Uzaktan takip ettiğim için belki kaçırdığım gelişmeler olabilir. Ama hem sosyal medya hem de basına yansıyanlara bakınca Özcan’ın kendi partisinden çok yıllardır rekabet ettiği partilerin mensuplarınca savunulduğunu görüyorum.

AK Parti’de Zihni Başkan ve kurmaylarının yani il yönetiminin, hemen her konuda açıklama yapan partinin hukukçularından Pınar Turhanoğlu’nun, Metin Tezişçinin, Odunpazarı ve Tepebaşı İlçe Başkanlarının bu iddialara karşı mesajlarını göremedim.

Bizim veteran devrimciler bile Özcan düzgün çocuktur, ilkeli çocuktur bu işlere girmez, ayıp etmişler demelerine rağmen AK Partili isimlerin sessizliği öyle tahmin ediyorum ki nice kişinin dikkatini çekmiştir.

Yoksa Özcan’ın etkin muhalefet olarak partide basamak çıkan bir isim yani ileride yapılacak seçimlerde kendi önüne geçeceğini düşünenler mi var?

Yani kendi partisinde hazır Özcan ismi zedelenecek diye ellerini ovuşturanlar ve bir kişiyi daha eledik diye kendi ikbalini düşünenler mi var?

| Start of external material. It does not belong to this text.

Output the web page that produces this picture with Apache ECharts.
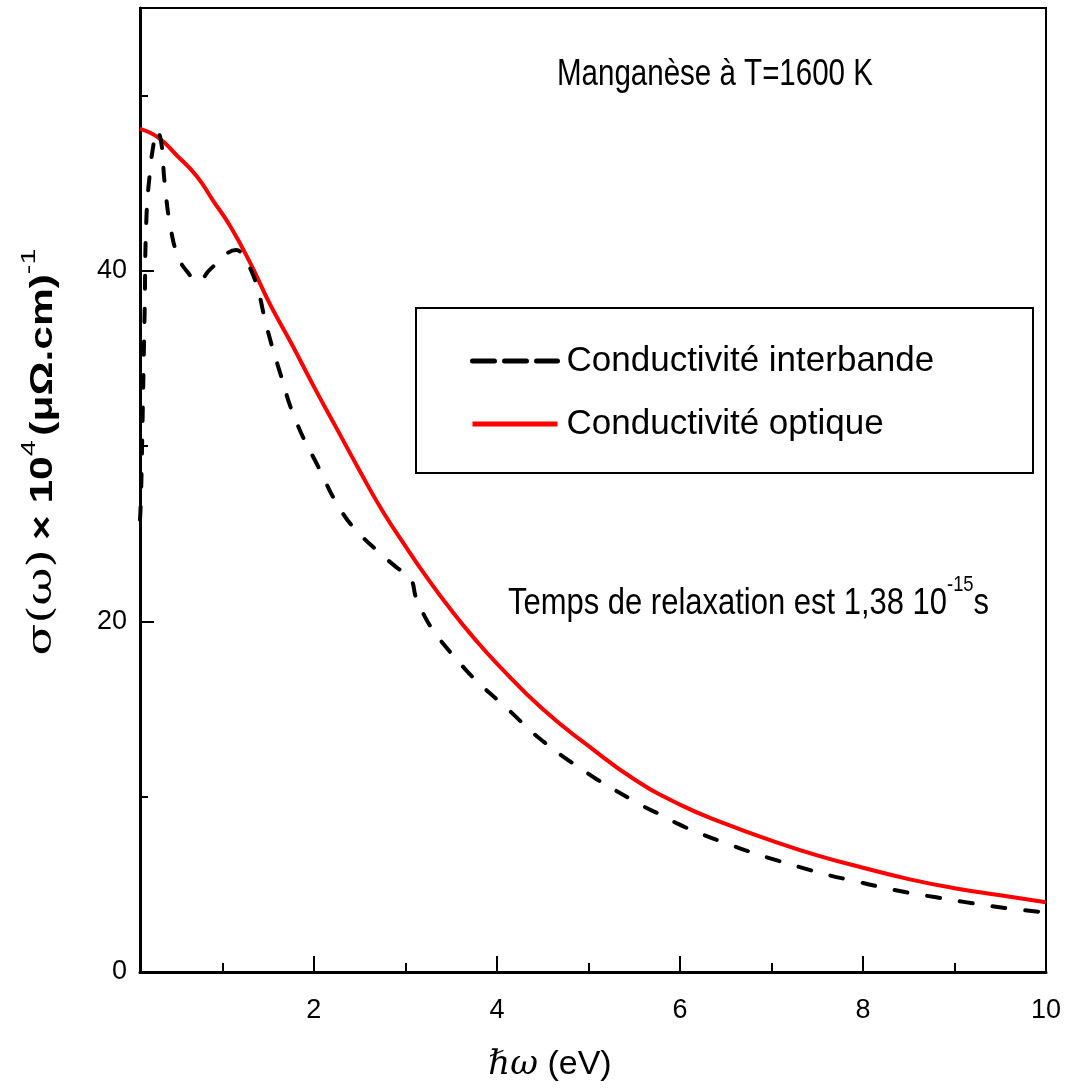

Ben parti ayırt etmeksizin son günlerde bu hoş olmayan siyasi ve ticari dedikoduların şehrin kültürüne ters olduğunu, kimsenin bir sonuç alamayacağı gibi kendine ve şehrin kalitesine zarar verdiğini defaat ile ifade etmek isterim.

Murat Özcan’ı tanımam, herhangi bir yerde 20 metre yakından görmüşlüğüm yoktur. Mensubu olduğu siyasi partinin izlediği politika rahatsız edicidir. Ama ben ve dostlarım yapılan bu iş karşılığında Özcan’ın zayıflamak değil itibar sahibi olduğunu düşünüyoruz.

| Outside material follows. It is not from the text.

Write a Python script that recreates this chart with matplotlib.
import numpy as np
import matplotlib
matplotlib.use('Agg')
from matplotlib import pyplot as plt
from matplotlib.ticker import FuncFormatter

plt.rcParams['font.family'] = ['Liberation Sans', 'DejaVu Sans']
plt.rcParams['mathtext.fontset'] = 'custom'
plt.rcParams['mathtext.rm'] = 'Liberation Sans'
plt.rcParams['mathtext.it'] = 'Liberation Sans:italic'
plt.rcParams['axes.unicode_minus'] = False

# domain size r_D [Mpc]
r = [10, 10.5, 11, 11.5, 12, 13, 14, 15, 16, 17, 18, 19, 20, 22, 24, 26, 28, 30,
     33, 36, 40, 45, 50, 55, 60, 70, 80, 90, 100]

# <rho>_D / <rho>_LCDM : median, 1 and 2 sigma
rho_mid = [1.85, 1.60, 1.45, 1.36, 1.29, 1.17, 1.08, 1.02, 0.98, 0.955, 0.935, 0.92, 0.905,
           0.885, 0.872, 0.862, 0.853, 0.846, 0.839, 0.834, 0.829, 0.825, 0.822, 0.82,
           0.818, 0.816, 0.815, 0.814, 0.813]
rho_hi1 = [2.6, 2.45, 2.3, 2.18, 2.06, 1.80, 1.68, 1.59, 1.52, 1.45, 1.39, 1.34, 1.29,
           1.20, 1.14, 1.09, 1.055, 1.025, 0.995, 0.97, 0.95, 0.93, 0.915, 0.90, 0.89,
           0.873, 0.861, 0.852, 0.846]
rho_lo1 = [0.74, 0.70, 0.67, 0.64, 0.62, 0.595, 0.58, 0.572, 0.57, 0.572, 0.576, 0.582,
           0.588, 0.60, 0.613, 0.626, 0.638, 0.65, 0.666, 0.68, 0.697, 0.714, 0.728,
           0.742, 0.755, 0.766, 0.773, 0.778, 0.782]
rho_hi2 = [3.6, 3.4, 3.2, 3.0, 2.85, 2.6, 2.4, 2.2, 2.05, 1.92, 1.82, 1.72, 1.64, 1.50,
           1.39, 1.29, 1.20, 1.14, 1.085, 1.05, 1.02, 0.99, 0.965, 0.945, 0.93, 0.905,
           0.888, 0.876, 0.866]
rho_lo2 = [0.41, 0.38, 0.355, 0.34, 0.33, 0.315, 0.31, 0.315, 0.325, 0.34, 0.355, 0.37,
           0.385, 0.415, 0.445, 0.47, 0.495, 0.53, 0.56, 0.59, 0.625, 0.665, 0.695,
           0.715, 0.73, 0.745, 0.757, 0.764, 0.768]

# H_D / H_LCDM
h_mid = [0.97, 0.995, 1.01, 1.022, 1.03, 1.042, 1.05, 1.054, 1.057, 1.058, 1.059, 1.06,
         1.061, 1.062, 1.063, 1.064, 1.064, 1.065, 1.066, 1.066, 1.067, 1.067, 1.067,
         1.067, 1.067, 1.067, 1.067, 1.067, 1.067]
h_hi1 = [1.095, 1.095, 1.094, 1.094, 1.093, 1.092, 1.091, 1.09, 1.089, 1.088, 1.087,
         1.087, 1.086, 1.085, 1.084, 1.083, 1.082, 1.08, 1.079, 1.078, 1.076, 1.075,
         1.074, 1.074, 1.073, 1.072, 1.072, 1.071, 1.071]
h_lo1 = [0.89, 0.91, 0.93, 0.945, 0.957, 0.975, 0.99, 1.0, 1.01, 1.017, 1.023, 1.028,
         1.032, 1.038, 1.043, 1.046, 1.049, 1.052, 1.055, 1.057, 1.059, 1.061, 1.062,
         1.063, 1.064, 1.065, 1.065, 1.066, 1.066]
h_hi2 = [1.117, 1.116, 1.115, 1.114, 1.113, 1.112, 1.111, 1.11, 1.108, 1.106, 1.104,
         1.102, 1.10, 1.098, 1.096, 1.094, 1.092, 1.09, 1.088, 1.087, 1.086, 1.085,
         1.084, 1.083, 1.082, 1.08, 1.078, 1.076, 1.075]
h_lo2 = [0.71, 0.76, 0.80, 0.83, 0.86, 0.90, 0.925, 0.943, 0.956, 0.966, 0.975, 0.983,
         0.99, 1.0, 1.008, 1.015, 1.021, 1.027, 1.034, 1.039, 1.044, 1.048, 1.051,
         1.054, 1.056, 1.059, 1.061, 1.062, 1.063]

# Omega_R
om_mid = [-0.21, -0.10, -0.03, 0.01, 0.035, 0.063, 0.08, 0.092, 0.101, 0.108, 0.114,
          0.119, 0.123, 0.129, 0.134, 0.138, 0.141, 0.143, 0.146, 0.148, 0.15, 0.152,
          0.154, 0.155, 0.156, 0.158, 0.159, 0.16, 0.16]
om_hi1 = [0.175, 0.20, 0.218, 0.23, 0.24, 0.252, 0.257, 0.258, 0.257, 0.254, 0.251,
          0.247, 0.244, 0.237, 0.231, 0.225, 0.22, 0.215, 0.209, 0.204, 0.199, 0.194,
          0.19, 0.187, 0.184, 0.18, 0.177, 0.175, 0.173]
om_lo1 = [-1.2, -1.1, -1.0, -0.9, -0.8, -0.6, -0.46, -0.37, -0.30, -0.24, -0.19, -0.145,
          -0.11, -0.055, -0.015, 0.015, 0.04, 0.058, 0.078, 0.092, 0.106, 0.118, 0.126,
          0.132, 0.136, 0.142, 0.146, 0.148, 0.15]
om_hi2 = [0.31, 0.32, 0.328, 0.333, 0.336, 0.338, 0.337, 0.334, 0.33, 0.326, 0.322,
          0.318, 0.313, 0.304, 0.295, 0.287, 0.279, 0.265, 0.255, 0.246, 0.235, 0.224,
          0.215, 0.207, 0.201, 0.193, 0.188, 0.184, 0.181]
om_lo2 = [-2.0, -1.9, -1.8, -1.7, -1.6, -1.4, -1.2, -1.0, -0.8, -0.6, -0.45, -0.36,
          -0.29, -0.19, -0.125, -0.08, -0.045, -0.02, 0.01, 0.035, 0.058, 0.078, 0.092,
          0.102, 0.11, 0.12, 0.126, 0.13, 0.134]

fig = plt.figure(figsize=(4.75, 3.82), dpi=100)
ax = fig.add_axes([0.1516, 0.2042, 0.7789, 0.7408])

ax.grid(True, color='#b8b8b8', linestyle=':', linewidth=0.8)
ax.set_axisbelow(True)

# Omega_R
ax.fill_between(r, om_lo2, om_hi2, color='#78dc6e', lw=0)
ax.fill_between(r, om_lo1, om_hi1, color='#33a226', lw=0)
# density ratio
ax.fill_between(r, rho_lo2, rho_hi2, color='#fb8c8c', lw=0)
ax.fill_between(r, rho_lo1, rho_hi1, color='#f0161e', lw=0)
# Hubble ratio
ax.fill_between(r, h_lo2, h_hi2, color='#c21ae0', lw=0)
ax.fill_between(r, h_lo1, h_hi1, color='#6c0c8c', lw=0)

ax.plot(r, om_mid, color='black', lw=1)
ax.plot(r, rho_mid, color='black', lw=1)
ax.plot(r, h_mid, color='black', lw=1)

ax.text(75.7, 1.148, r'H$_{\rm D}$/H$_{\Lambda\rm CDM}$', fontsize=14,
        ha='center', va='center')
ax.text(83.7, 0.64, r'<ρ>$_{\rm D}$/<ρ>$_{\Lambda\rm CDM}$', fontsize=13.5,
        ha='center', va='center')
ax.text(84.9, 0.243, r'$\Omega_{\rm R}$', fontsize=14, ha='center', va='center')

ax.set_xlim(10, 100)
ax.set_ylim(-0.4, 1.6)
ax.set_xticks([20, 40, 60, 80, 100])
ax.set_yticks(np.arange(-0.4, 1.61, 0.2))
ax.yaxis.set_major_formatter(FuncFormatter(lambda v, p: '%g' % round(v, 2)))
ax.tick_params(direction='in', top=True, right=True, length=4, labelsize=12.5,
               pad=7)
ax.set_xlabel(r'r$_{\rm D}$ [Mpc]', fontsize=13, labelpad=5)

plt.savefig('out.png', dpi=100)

Bu da bu tür işlere kalkışanlara aslında istediklerinin tam tersi bir tesir yaptıklarının kanıtı olarak bir cevap olsun.

Özetle kendinize ve başkalarına bunu yapmayın. Kesin kanıt olmadan konuşmayın. Var ise bir şüpheniz gelişi güzel yazmak yerine bir zahmet vatandaşlık görevi olarak savcılığa gidin.

Yoksa savcılığa farklı iddialarla bu kez savunma yapmak için gidersiniz.